The cycle of a pandemic – for most of us something we have never experienced – will have devastating effects on our country and our communities for years to come. Leaders have the opportunity to find the silver lining of it all. And what really matters most.
This month is the first month in six years I haven’t gotten on a plane.
My life’s normal rhythm – including monthly travel to meet face-to-face with HR partners and coaching clients – has ground to a halt. Instead, I’m perched at my home computer, watching the park I have lived next to for most of two decades fill with families. The afternoon light is filtering through my window as neighbors I barely recognize take in the fading sun with kids in tow. I experience a feeling that has been showing up more and more frequently these days, a feeling that I never expected to feel during a pandemic: gratitude.
We are in the midst of a great rebalancing. Not just of the stock market, and our impact on the environment, but of people’s lives. In 2009, post-economic crash, we had a moment to rebalance, to move away from our incessant drive to create more money, a shift away from products and consumption and wealth generation as the center of our lives. But when the market bounced back, we rebounded with an intensity and ferocity for wealth and growth at a speed that was even more extreme than before.

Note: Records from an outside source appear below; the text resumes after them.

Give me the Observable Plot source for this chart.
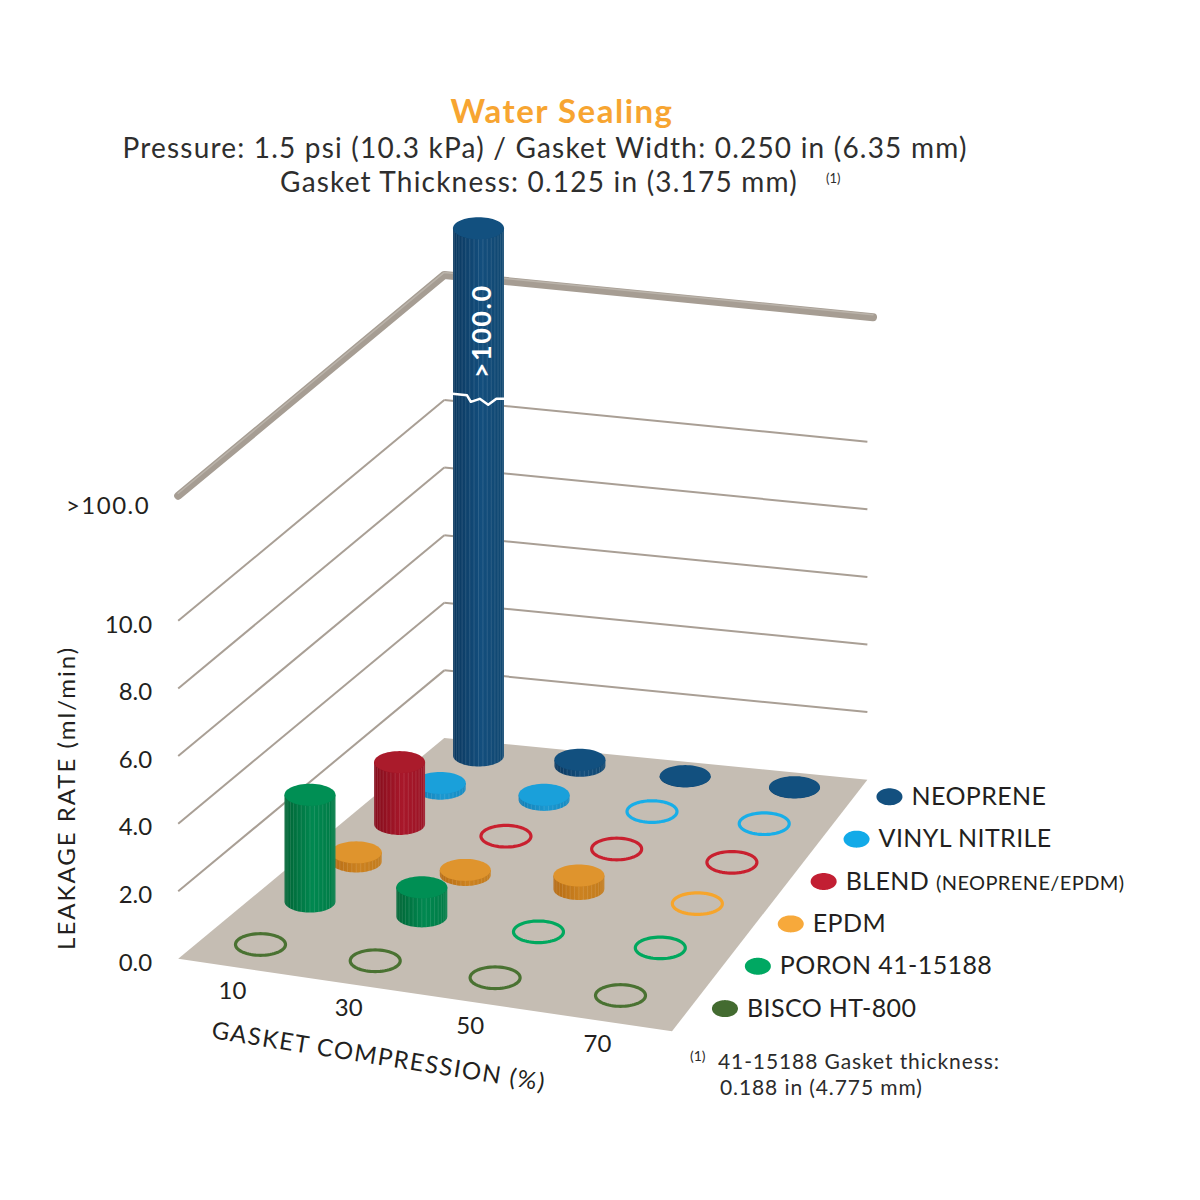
<!DOCTYPE html>
<html>
<head>
<meta charset="utf-8">
<script src="https://cdn.jsdelivr.net/npm/d3@7"></script>
<script src="https://cdn.jsdelivr.net/npm/@observablehq/plot@0.6"></script>
<style>
  html, body { margin: 0; padding: 0; background: #fff; }
  #wrap { position: relative; width: 1200px; height: 1200px; font-family: Lato, "Open Sans", sans-serif; color: #2b2b2b; }
  #head { position: relative; width: 1200px; height: 200px; }
  .t { position: absolute; white-space: nowrap; transform: translate(-50%, -50%); }
  .l { position: absolute; white-space: nowrap; transform: translate(0, -50%); }
  #title { left: 562px; top: 110px; font-size: 33px; letter-spacing: 1.5px; font-weight: bold; color: #f7a531; }
  #sub1 { left: 545px; top: 147px; font-size: 28px; letter-spacing: 1.2px; color: #2e2e2e; }
  #sub2 { left: 539px; top: 181px; font-size: 28px; letter-spacing: 1.2px; color: #2e2e2e; }
  #sup1 { left: 826px; top: 178px; font-size: 13px; color: #2e2e2e; }
  #fn0 { left: 690px; top: 1055px; font-size: 14px; color: #2b2b2b; }
  #fn1 { left: 718px; top: 1060px; font-size: 21px; letter-spacing: 0.9px; color: #2b2b2b; }
  #fn2 { left: 720px; top: 1086px; font-size: 21px; letter-spacing: 0.9px; color: #2b2b2b; }
  #chart svg { display: block; }
</style>
</head>
<body>
<div id="wrap">
  <div id="head">
    <div class="t" id="title">Water Sealing</div>
    <div class="t" id="sub1">Pressure: 1.5 psi (10.3 kPa) / Gasket Width: 0.250 in (6.35 mm)</div>
    <div class="t" id="sub2">Gasket Thickness: 0.125 in (3.175 mm)</div>
    <div class="l" id="sup1">(1)</div>
  </div>
  <div id="chart"></div>
  <div class="l" id="fn0">(1)</div>
  <div class="l" id="fn1">41-15188 Gasket thickness:</div>
  <div class="l" id="fn2">0.188 in (4.775 mm)</div>
</div>
<script>
// ---------------- DATA ----------------
const compressions = [10, 30, 50, 70];            // GASKET COMPRESSION (%)
const materials = ["NEOPRENE", "VINYL NITRILE", "BLEND (NEOPRENE/EPDM)", "EPDM", "PORON 41-15188", "BISCO HT-800"];
// leakage rate (ml/min) per compression, one array per material
const neoprene     = [">100.0", 0.18, 0.01, 0.01];
const vinylNitrile = [0.17, 0.15, 0, 0];
const blend        = [1.83, 0, 0, 0];
const epdm         = [0.27, 0.15, 0.40, 0];
const poron        = [3.16, 0.86, 0, 0];
const bisco        = [0, 0, 0, 0];
const yTicks = [0, 2, 4, 6, 8, 10];
const yTickLabels = ["0.0", "2.0", "4.0", "6.0", "8.0", "10.0"];
const overLabel = ">100.0";
const series = [neoprene, vinylNitrile, blend, epdm, poron, bisco];

// ---------------- STYLE ----------------
const palette = [
  {top: "#12507f", side: ["#0a375e", "#134e7d", "#104770"], legend: "#13507f", ring: "#13507f"},
  {top: "#1aa0da", side: ["#137db3", "#1b98d0", "#1689c0"], legend: "#12aae8", ring: "#18aee8"},
  {top: "#aa1b2b", side: ["#840c1b", "#a8172a", "#9a1425"], legend: "#c21f33", ring: "#c9202f"},
  {top: "#df942d", side: ["#b56b14", "#cc8220", "#c17a1c"], legend: "#f7a93b", ring: "#f6a52c"},
  {top: "#008f54", side: ["#006435", "#008850", "#007a45"], legend: "#00a862", ring: "#00a85e"},
  {top: "#466f30", side: ["#2f5020", "#466f30", "#3c6229"], legend: "#436b30", ring: "#4a7232"}
];

// ---------------- PROJECTION (pseudo-3D) ----------------
// cell grid (u = compression index, v = material row) -> page pixels
function fitHomography(pts) {
  const A = [], b = [];
  for (const [u, v, x, y] of pts) {
    A.push([u, v, 1, 0, 0, 0, -u * x, -v * x]); b.push(x);
    A.push([0, 0, 0, u, v, 1, -u * y, -v * y]); b.push(y);
  }
  const n = 8;
  for (let i = 0; i < n; i++) {
    let p = i;
    for (let r = i + 1; r < n; r++) if (Math.abs(A[r][i]) > Math.abs(A[p][i])) p = r;
    [A[i], A[p]] = [A[p], A[i]]; [b[i], b[p]] = [b[p], b[i]];
    for (let r = 0; r < n; r++) {
      if (r === i) continue;
      const f = A[r][i] / A[i][i];
      for (let c = i; c < n; c++) A[r][c] -= f * A[i][c];
      b[r] -= f * b[i];
    }
  }
  const h = b.map((v, i) => v / A[i][i]);
  return (u, v) => {
    const w = h[6] * u + h[7] * v + 1;
    return [(h[0] * u + h[1] * v + h[2]) / w, (h[3] * u + h[4] * v + h[5]) / w];
  };
}
const H = fitHomography([[0, 0, 478, 755], [3, 0, 794, 787], [0, 5, 260, 944], [3, 5, 620, 995]]);
const K = 33.8;                   // px per display unit of height
const U0 = -0.5, U1 = 3.55, V0 = -0.4, V1 = 5.5;   // floor extent
const OVER = 13.7;                // display level of ">100.0"
const COL_TOP = OVER + 1.9;       // display height of the over-range column
const BREAK = 10.7;               // level of the break mark
const P = (u, v, h = 0) => { const [x, y] = H(u, v); return {x, y: y - K * h}; };

const RX = 25.5, RY = 11;

function ellipsePts(cx, cy, rx, ry, n = 64) {
  return d3.range(n + 1).map(k => { const t = 2 * Math.PI * k / n; return {x: cx + rx * Math.cos(t), y: cy + ry * Math.sin(t)}; });
}
function bodyPts(cx, cy, rx, ry, hpx) {
  const pts = [{x: cx - rx, y: cy - hpx}];
  for (let k = 0; k <= 40; k++) { const t = Math.PI - Math.PI * k / 40; pts.push({x: cx + rx * Math.cos(t), y: cy + ry * Math.sin(t)}); }
  pts.push({x: cx + rx, y: cy - hpx});
  return pts;
}
function stripes(cx, cy, rx, ry, hpx, n = 18) {
  return d3.range(1, n).map(k => {
    const t = Math.PI * k / n, x = cx - rx * Math.cos(t), yb = cy + ry * Math.sin(t);
    return {x1: x, y1: yb, x2: x, y2: yb - hpx};
  });
}

const XY = {x: "x", y: "y"};
const marks = [];

// walls: grid lines
const gridSegs = yTicks.filter(t => t > 0).flatMap(t => [
  {a: P(U0, V1, t), b: P(U0, V0, t)},
  {a: P(U0, V0, t), b: P(U1, V0, t)}
]);
marks.push(Plot.link(gridSegs, {x1: d => d.a.x, y1: d => d.a.y, x2: d => d.b.x, y2: d => d.b.y, stroke: "#a99f95", strokeWidth: 2}));
// top bar at ">100.0"
const barPts = [P(U0, V1, OVER), P(U0, V0, OVER), P(U1 + 0.05, V0, OVER)];
marks.push(Plot.line(barPts, {...XY, stroke: "#a69d93", strokeWidth: 8, strokeLinejoin: "round", strokeLinecap: "round"}));
marks.push(Plot.line(barPts, {...XY, stroke: "#bab3aa", strokeWidth: 1.5, dy: -2.5}));

// floor
marks.push(Plot.line([P(U0, V0), P(U1, V0), P(U1, V1), P(U0, V1), P(U0, V0)], {...XY, fill: "#c5bdb3", stroke: "none"}));

// y tick labels
marks.push(Plot.text(yTicks, {x: t => P(U0, V1, t).x, y: t => P(U0, V1, t).y, text: (t, i) => yTickLabels[i],
  textAnchor: "end", dx: -26, dy: 4, fontSize: 24}));
marks.push(Plot.text([overLabel], {x: () => P(U0, V1, OVER).x, y: () => P(U0, V1, OVER).y, text: d => d,
  textAnchor: "end", dx: -28, dy: 11, fontSize: 24}));
// x tick labels
marks.push(Plot.text(compressions, {x: (c, i) => P(i, V1).x, y: (c, i) => P(i, V1).y, text: d => String(d),
  dx: -2, dy: 24, fontSize: 24}));
// axis titles
marks.push(Plot.text(["GASKET COMPRESSION (%)"], {x: () => P(1.5, V1).x, y: () => P(1.5, V1).y, text: d => d,
  dx: -32, dy: 64, rotate: 9, fontSize: 24}));
marks.push(Plot.text(["LEAKAGE RATE (ml/min)"], {x: () => P(U0, V1, 5).x, y: () => P(U0, V1, 5).y, text: d => d,
  dx: -111, dy: 8, rotate: -90, fontSize: 24}));

// cells (back to front)
const cells = [];
series.forEach((vals, i) => vals.forEach((val, j) => cells.push({i, j, val})));
cells.sort((a, b) => a.i - b.i || a.j - b.j);
for (const c of cells) {
  const base = P(c.j, c.i);
  const over = typeof c.val === "string";
  const h = over ? COL_TOP : c.val;
  const pal = palette[c.i];
  if (!over && h === 0) {
    marks.push(Plot.line(ellipsePts(base.x, base.y, 25, 10.8), {...XY, stroke: pal.ring, strokeWidth: 3.2, fill: "none"}));
    continue;
  }
  const hpx = K * h;
  marks.push(Plot.line(bodyPts(base.x, base.y, RX, RY, hpx), {...XY, fill: `url(#side${c.i})`, stroke: "none"}));
  marks.push(Plot.link(stripes(base.x, base.y, RX, RY, hpx), {x1: "x1", y1: "y1", x2: "x2", y2: "y2",
    stroke: "#ffffff", strokeOpacity: 0.17, strokeWidth: 0.7}));
  marks.push(Plot.line(ellipsePts(base.x, base.y - hpx, RX, RY), {...XY, fill: pal.top, stroke: "none"}));
  if (over) {
    const bp = P(c.j, c.i, BREAK);
    const breakShape = [[-1.02, 0], [-0.45, 1.5], [-0.3, 8], [0.05, 5], [0.38, 11], [0.7, 5], [1.04, 5]];
    marks.push(Plot.line(breakShape.map(([a, b]) => ({x: bp.x + a * RX, y: bp.y + b})), {...XY, stroke: "#ffffff", strokeWidth: 2.5, fill: "none"}));
    const lp = P(c.j, c.i, 12.55);
    marks.push(Plot.text([c.val], {x: () => lp.x + 4, y: () => lp.y, text: d => d, rotate: -90, fill: "#ffffff",
      fontWeight: "bold", fontSize: 27}));
  }
}

// legend along the floor's right edge, evenly spaced between the back and front rows
const lgA = P(U1, 0), lgB = P(U1, materials.length - 1);
const legendDots = materials.map((m, i) => {
  const f = i / (materials.length - 1);
  return {m, i, x: lgA.x + (lgB.x - lgA.x) * f + 33, y: lgA.y + (lgB.y - lgA.y) * f + 3};
});
legendDots.forEach(d => {
  marks.push(Plot.line(ellipsePts(d.x, d.y, 13, 8.5), {...XY, fill: palette[d.i].legend, stroke: "none"}));
});
marks.push(Plot.text(legendDots, {x: "x", y: "y", text: d => d.m, dx: 22, textAnchor: "start",
  fontSize: 25, fill: "#231f20"}));

const svg = Plot.plot({
  width: 1200, height: 1000, margin: 0,
  x: {type: "linear", domain: [0, 1200], range: [0, 1200], axis: null},
  y: {type: "linear", domain: [200, 1200], range: [0, 1000], axis: null},
  style: {fontFamily: "Lato, 'Open Sans', sans-serif", fontSize: "24px", color: "#231f20", background: "transparent", overflow: "visible"},
  marks
});

// gradients for cylinder sides
const ns = "http://www.w3.org/2000/svg";
const defs = document.createElementNS(ns, "defs");
palette.forEach((p, i) => {
  const g = document.createElementNS(ns, "linearGradient");
  g.setAttribute("id", `side${i}`);
  g.setAttribute("x1", "0"); g.setAttribute("x2", "1"); g.setAttribute("y1", "0"); g.setAttribute("y2", "0");
  [[0, p.side[0]], [0.55, p.side[1]], [1, p.side[2]]].forEach(([o, col]) => {
    const s = document.createElementNS(ns, "stop");
    s.setAttribute("offset", o); s.setAttribute("stop-color", col);
    g.appendChild(s);
  });
  defs.appendChild(g);
});
svg.insertBefore(defs, svg.firstChild);

// typography touches: letter spacing and smaller parenthetical in legend labels
const spacing = {"GASKET COMPRESSION (%)": 1.5, "LEAKAGE RATE (ml/min)": 2, ">100.0": 1.5};
d3.select(svg).selectAll("text").each(function () {
  const t = this.textContent;
  if (spacing[t] != null) this.setAttribute("letter-spacing", spacing[t]);
  if (materials.includes(t)) {
    this.setAttribute("letter-spacing", 0.4);
    if (t.includes(" (")) {
      const k = t.indexOf(" (");
      this.textContent = t.slice(0, k) + " ";
      const ts = document.createElementNS(ns, "tspan");
      ts.setAttribute("font-size", "20");
      ts.textContent = t.slice(k + 1);
      this.appendChild(ts);
    }
  }
});

document.getElementById("chart").appendChild(svg);
</script>
</body>
</html>
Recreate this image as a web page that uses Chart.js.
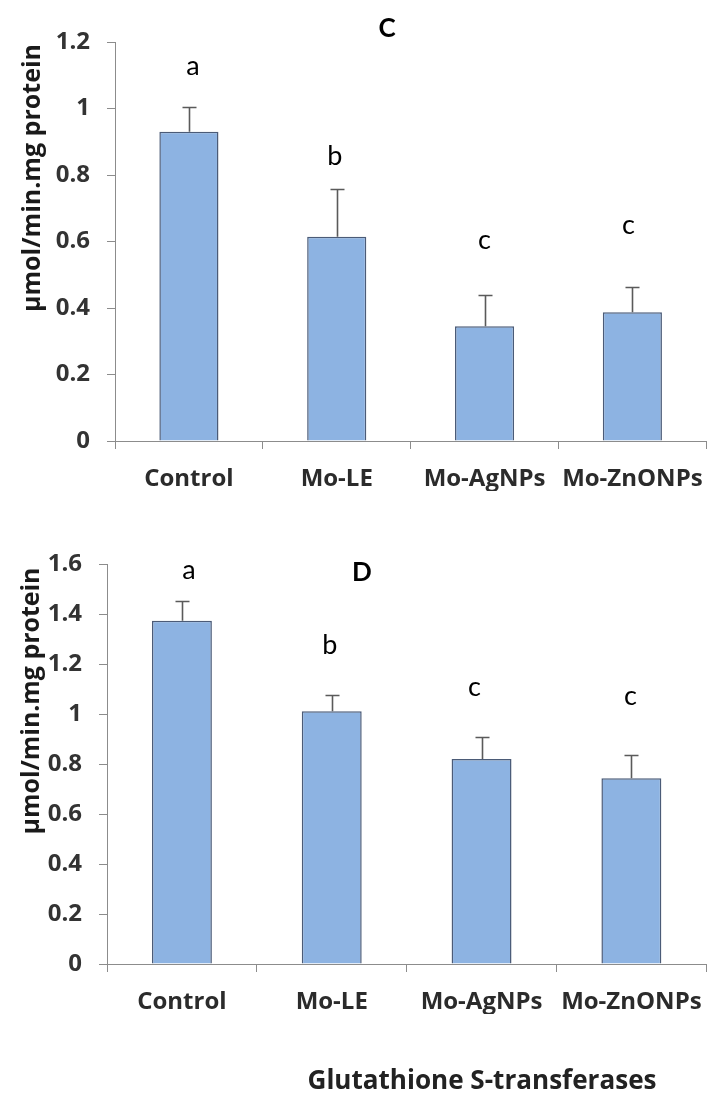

While of course, I wish we could bypass the devastation that has already been created by this pandemic – sickness, death, grief, homelessness, inequity and unemployment among others – I also know that there is also a silver lining emerging. For the leaders we work with, it’s providing a precious moment to take stock: To assess what matters most and quietly realign inner priorities around the answers that are emerging.
And what are leaders finding that really matters most? They’re finding that family matters. Health matters. Education matters. Service and helping others matters. Community and connection matters. These may sound obvious and elementary but – finally standing stock still for the first time in months or years – the preciousness of these basic values has never been more profound. People are refocusing with clarity and adaptability on being of service, on living with less and appreciating the simple joys that drove human existence for so long: preparing food, getting your hands in soil, composing a song, walking in the park, reaching out to a friend.
I for one, am encouraged by the creativity that is coming forward from leaders facing these new conditions. And while adversity reveals genius, prosperity can conceal it, so I’m learning to look for evidence that our collective genius is rising to meet this challenge.
We know that this cycle will not last forever. The opportunity of this moment – to turn inwards, to source from self and others, to re-prioritize, to get creative – will evaporate as surely as the sun will rise again and we will be carried away in the tide of another upswing into growth and prosperity. And so I encourage you to take in this moment with curiosity and presence and yes, even gratitude, and answer one of the questions that really matters: How will you allow this experience to change you – and the rest of your world – for the better?